Récit à deux voix – les deux sœurs - , La couleur de l’aube concentre, chacune avec sa tonalité, l’angoisse quotidienne qui sourd dans la ville de Port-au-Prince. A elles deux, Angélique et Joyeuse forment les deux faces d’une même réalité. A deux voix, elles dessinent un portrait de Fignolé, leur frère qui n’est pas rentré de la nuit. Fignolé qui n’a jamais accepté d’être embrigadé par aucun dogme, aucun uniforme, aucune doctrine. Fignolé qui se trouve incapable de s’inscrire dans la vie. Fignolé qui traîne aujourd’hui un désespoir qui lui brûle le sang. Et Fignolé que personne n’a vu depuis la veille.

Elles ont juste une journée. Une journée pour enquêter et essayer de retrouver une trace de leur frère musicien, enragé contre le parti des Démunis, qui s’est retourné contre ses supporters.

Joyeuse, qui travaille comme vendeuse dans une boutique de luxe, est dans l’attente : D’un homme. Un seul. Un homme ordinaire. Un homme, vœu de mes jours. Envie de mes nuits. Un homme qui mange ma vie. Un homme tapi dans la longueur de mes hanches. Un homme dont l’absence descend en pente douce jusqu’au haut de nos cuisses. Sensuelle, elle pense qu’elle a des fesses à emballer tous les trottoirs. Elle n’a pas le temps, elle avale la vie par les deux bouts, mais pour la première fois elle a vraiment peur pour son frère.

Angélique, pendant ce temps s’abstrait dans la religion et fréquente notamment les Pentecôtistes, sous la férule du célère Pasteur Jeantilus qui harangue les foules et fait chanter ses ouailles. Au cours du récit elle lèvera le voile sur la naissance de Gabriel, son fils, dans un moment d’abandon.

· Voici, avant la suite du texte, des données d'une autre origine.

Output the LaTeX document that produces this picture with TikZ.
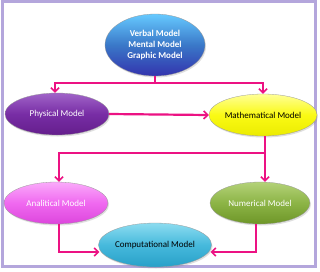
\documentclass[tikz,border=0pt]{standalone}
\usepackage{fontspec}
\setmainfont{Carlito}
\usetikzlibrary{shapes.geometric,arrows.meta,shadows}
\definecolor{arr}{HTML}{EC1283}
\definecolor{frame}{HTML}{B4A6DC}
\tikzset{
  ell/.style={ellipse, inner sep=0pt, minimum width=#1, font=\fontsize{9}{11}\selectfont,
    draw=white!60!black, line width=0.3pt, drop shadow={opacity=0.25, shadow xshift=1pt, shadow yshift=-1.5pt}},
  link/.style={draw=arr, line width=2.2pt},
  flow/.style={link, -{Straight Barb[length=4pt,width=8pt,line width=1.6pt]}},
}
\begin{document}
\begin{tikzpicture}[x=1pt,y=-1pt]
\useasboundingbox (0,0) rectangle (320,271);
\fill[white] (0,0) rectangle (320,271);
\draw[frame, line width=2.5pt] (2.5,1.5) rectangle (315.5,266.5);
\node[ell=100pt, minimum height=62pt, top color=blue!35!cyan!60!white, bottom color=blue!60!black!80, middle color={rgb,255:red,58;green,120;blue,200}, text=white, font=\fontsize{9}{11}\selectfont\bfseries, align=center] (vm) at (155,45) {Verbal Model\\Mental Model\\Graphic Model};
\node[ell=104pt, minimum height=42pt, top color={rgb,255:red,160;green,100;blue,200}, bottom color={rgb,255:red,100;green,30;blue,140}, middle color={rgb,255:red,120;green,45;blue,165}, text=white] (pm) at (57,114) {Physical Model};
\node[ell=100pt, minimum height=42pt, top color={rgb,255:red,255;green,255;blue,150}, bottom color={rgb,255:red,235;green,235;blue,0}, middle color={rgb,255:red,250;green,250;blue,20}, text=black] (mm) at (263,115) {Mathematical Model};
\node[ell=104pt, minimum height=42pt, top color={rgb,255:red,250;green,170;blue,250}, bottom color={rgb,255:red,220;green,70;blue,220}, middle color={rgb,255:red,240;green,105;blue,240}, text=white] (am) at (56,203) {Analitical Model};
\node[ell=100pt, minimum height=42pt, top color={rgb,255:red,180;green,210;blue,120}, bottom color={rgb,255:red,110;green,150;blue,40}, middle color={rgb,255:red,140;green,180;blue,70}, text=white] (nm) at (260,203) {Numerical Model};
\node[ell=100pt, minimum height=44pt, top color={rgb,255:red,140;green,220;blue,240}, bottom color={rgb,255:red,40;green,160;blue,200}, middle color={rgb,255:red,70;green,185;blue,220}, text=black] (cm) at (155,245) {Computational Model};
\coordinate (j1) at (155,83);
\coordinate (j2) at (265,153);
\draw[link] (vm.south) -- (j1);
\draw[flow] (j1) -| ([xshift=-2pt]pm.north);
\draw[flow] (j1) -| (mm.north);
\draw[flow] (pm.east) -- (mm.west);
\draw[link] ([xshift=2pt]mm.south) -- (j2);
\draw[flow] (j2) -| ([xshift=3pt]am.north);
\draw[flow] (j2) -- (j2 |- nm.north);
\draw[flow] ([xshift=3pt]am.south) |- ([shift={(1,7)}]cm.west);
\draw[flow] ([xshift=-4pt]nm.south) |- ([shift={(-1,7)}]cm.east);
\end{tikzpicture}
\end{document}
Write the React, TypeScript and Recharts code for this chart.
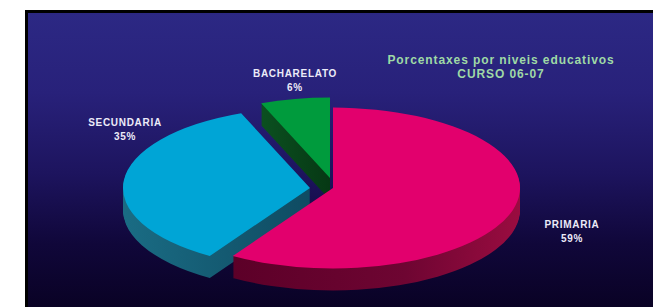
import { PieChart, Pie, Cell } from 'recharts';

// data
const categories = ['PRIMARIA', 'SECUNDARIA', 'BACHARELATO'];
const percents = [59, 35, 6];
const titleLines = ['Porcentaxes por niveis educativos', 'CURSO 06-07'];

const topColors = ['#e2006d', '#00a5d6', '#009b3d'];
const sideFills = ['url(#sidePink)', 'url(#sideCyan)', 'url(#sideGreen)'];

// slice offsets (screen px) - secundaria and bacharelato are pulled out
const explodeX = [0, -23, -3];
const explodeY = [0, 0, -10];

// label spots (screen px)
const labelX = [572, 125, 295];
const labelY = [232, 130, 81];

const data = categories.map((name, i) => ({ name, value: percents[i] }));

const K = 0.43; // vertical squash for the tilted look
const R = 187;
const CX = 333;
const CY = 188;
const DEPTH = 22;
const STEP = 1;

const depths: number[] = [];
for (let d = DEPTH; d > 0; d -= STEP) depths.push(d);

// draw order of the side walls
const sideOrder = [2, 1, 0];
const topOrder = [2, 1, 0];

function SlicePie(g: number, dy: number, fill: string, key: string) {
  return (
    <Pie
      key={key}
      data={data}
      dataKey="value"
      cx={CX + explodeX[g]}
      cy={(CY + explodeY[g] + dy) / K}
      outerRadius={R}
      startAngle={90}
      endAngle={-270}
      stroke="none"
      label={false}
      labelLine={false}
      isAnimationActive={false}
    >
      {data.map((_, i) => (
        <Cell key={i} fill={i === g ? fill : 'transparent'} />
      ))}
    </Pie>
  );
}

export default function App() {
  return (
    <div style={{ position: 'absolute', left: 0, top: 0, width: 653, height: 307, background: '#fff', overflow: 'hidden' }}>
      <div
        style={{
          position: 'absolute',
          left: 25,
          top: 10,
          width: 660,
          height: 320,
          border: '3px solid #000',
          background: 'linear-gradient(to bottom, #2c2884 0%, #28217a 25%, #1d145e 50%, #10073a 72%, #07001c 100%)',
        }}
      />
      <div style={{ position: 'absolute', left: 0, top: 0, transform: `scaleY(${K})`, transformOrigin: '0 0' }}>
        <PieChart width={653} height={720} margin={{ top: 0, right: 0, bottom: 0, left: 0 }}>
          <defs>
            <linearGradient id="sidePink" x1="0" y1="0" x2="1" y2="0">
              <stop offset="0%" stopColor="#5c0028" />
              <stop offset="60%" stopColor="#6e0532" />
              <stop offset="100%" stopColor="#9a0c40" />
            </linearGradient>
            <linearGradient id="sideCyan" x1="0" y1="0" x2="1" y2="0">
              <stop offset="0%" stopColor="#1a6c84" />
              <stop offset="100%" stopColor="#0f4b62" />
            </linearGradient>
            <linearGradient id="sideGreen" x1="0" y1="0" x2="1" y2="0">
              <stop offset="0%" stopColor="#0b5020" />
              <stop offset="100%" stopColor="#063814" />
            </linearGradient>
          </defs>
          {sideOrder.flatMap((g) => depths.map((d) => SlicePie(g, d, sideFills[g], `s${g}-${d}`)))}
          {topOrder.map((g) => SlicePie(g, 0, topColors[g], `t${g}`))}
        </PieChart>
      </div>
      <div
        style={{
          position: 'absolute',
          left: 501,
          top: 53,
          transform: 'translateX(-50%)',
          textAlign: 'center',
          whiteSpace: 'nowrap',
          fontFamily: 'Arial, "Liberation Sans", sans-serif',
          fontWeight: 'bold',
          fontSize: 12,
          letterSpacing: 0.9,
          lineHeight: '14px',
          color: '#9fd9a6',
        }}
      >
        {titleLines.map((t) => (
          <div key={t}>{t}</div>
        ))}
      </div>
      {categories.map((name, i) => (
        <div
          key={name}
          style={{
            position: 'absolute',
            left: labelX[i],
            top: labelY[i],
            transform: 'translate(-50%, -50%)',
            textAlign: 'center',
            whiteSpace: 'nowrap',
            fontFamily: 'Arial, "Liberation Sans", sans-serif',
            fontWeight: 'bold',
            fontSize: 10,
            letterSpacing: 0.7,
            lineHeight: '14px',
            color: '#ecebf8',
          }}
        >
          <div>{name}</div>
          <div>{percents[i]}%</div>
        </div>
      ))}
    </div>
  );
}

Et leur mère qui, quelques mois après la naissance de Fignolé, retrouva sa condition de femme sans être obligée de vivre avec un homme au quotidien est celle qui tient l’édifice de la famille à bout de bras.

Mère eut un mari, beaucoup d’amants, mais aucun homme ne la posséda. Il ne lui apprirent pas grand-chose hormis certains gestes au lit. Ne lui donnèrent rien à part quelques dollars. Mère n’est pas femme à acheter la paix d’une maison en vendant son âme.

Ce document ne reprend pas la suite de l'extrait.